-- To be done --
Keep every line where the word "this" appears; drop the rest.

-- Data supplied --
....

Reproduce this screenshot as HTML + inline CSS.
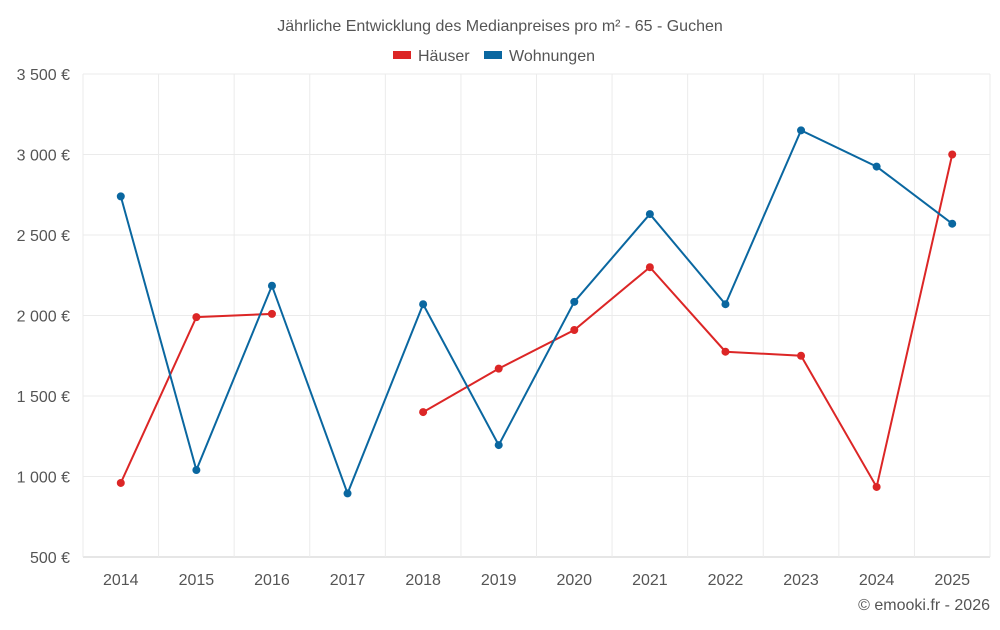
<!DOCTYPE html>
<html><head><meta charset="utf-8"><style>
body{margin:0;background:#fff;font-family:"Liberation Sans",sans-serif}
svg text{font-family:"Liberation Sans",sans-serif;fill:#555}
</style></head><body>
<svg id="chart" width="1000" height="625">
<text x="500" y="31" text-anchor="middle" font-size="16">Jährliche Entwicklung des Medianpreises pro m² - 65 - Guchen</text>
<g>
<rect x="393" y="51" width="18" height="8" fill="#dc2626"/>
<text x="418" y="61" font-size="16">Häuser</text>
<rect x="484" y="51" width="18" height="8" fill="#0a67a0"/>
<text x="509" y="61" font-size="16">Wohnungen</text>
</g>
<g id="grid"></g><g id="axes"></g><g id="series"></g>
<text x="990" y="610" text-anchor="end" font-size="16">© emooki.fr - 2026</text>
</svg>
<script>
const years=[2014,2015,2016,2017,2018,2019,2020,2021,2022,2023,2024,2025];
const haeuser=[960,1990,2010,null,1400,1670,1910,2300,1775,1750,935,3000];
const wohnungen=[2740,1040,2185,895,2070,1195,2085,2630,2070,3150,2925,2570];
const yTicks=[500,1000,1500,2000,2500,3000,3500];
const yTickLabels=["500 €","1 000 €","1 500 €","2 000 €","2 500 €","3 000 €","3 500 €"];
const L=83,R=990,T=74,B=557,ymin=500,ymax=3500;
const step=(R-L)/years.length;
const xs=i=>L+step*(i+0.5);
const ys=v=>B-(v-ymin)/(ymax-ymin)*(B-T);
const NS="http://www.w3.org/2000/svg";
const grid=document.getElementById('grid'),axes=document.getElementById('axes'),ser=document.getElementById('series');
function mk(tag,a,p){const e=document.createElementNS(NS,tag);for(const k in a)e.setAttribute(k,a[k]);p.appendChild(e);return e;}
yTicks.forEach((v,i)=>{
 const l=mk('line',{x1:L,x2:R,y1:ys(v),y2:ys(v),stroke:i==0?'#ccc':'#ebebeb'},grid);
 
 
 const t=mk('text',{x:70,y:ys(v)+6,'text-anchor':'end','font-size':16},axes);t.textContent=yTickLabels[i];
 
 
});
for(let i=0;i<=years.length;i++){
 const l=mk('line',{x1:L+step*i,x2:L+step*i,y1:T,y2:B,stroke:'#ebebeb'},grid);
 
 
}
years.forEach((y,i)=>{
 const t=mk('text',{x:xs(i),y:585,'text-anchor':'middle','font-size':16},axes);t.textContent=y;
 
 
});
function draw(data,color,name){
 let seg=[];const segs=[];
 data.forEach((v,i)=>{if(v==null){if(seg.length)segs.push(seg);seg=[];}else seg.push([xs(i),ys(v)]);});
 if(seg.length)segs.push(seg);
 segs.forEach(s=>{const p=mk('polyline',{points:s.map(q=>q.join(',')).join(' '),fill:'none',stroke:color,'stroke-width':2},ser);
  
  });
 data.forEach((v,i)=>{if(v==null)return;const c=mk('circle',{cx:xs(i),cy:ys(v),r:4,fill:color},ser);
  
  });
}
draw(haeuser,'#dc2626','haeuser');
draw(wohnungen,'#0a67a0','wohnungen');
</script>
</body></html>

....

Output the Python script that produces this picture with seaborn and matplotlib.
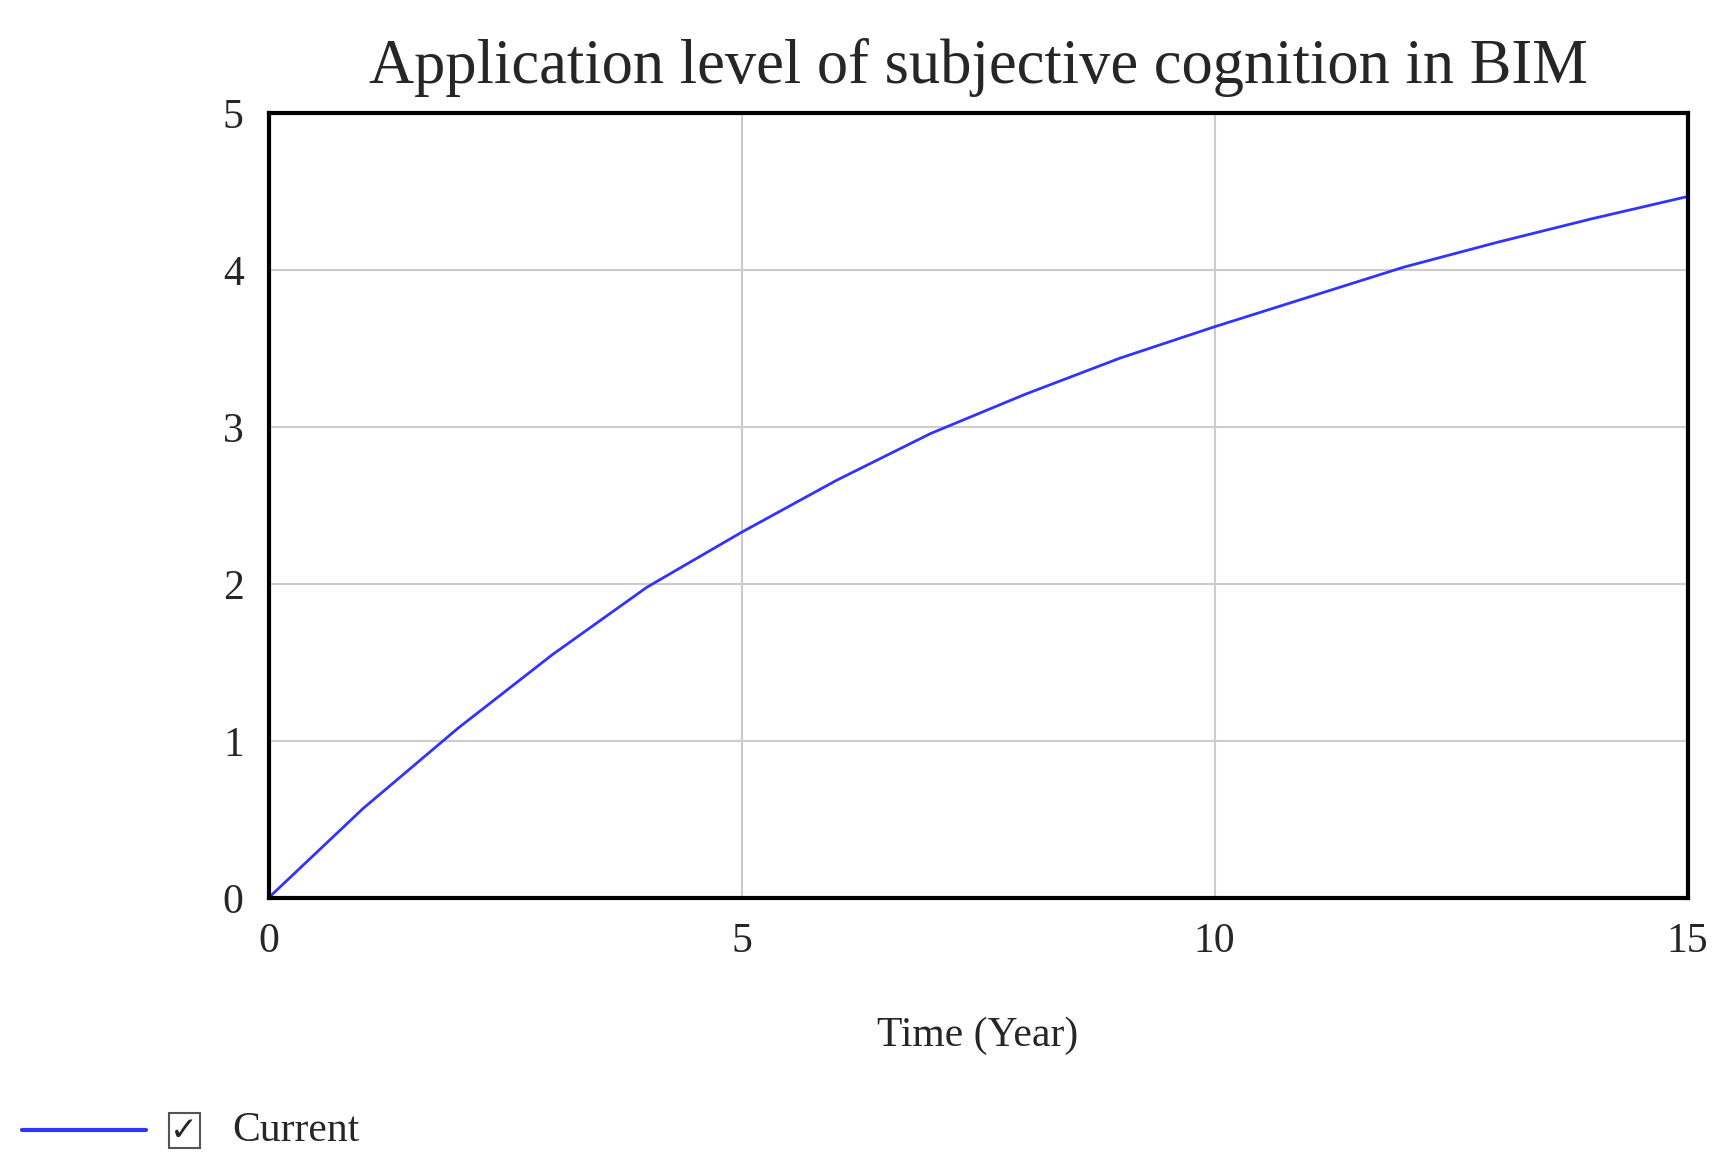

....

-- Correct answer --
Reproduce this screenshot as HTML + inline CSS.
Output the Python script that produces this picture with seaborn and matplotlib.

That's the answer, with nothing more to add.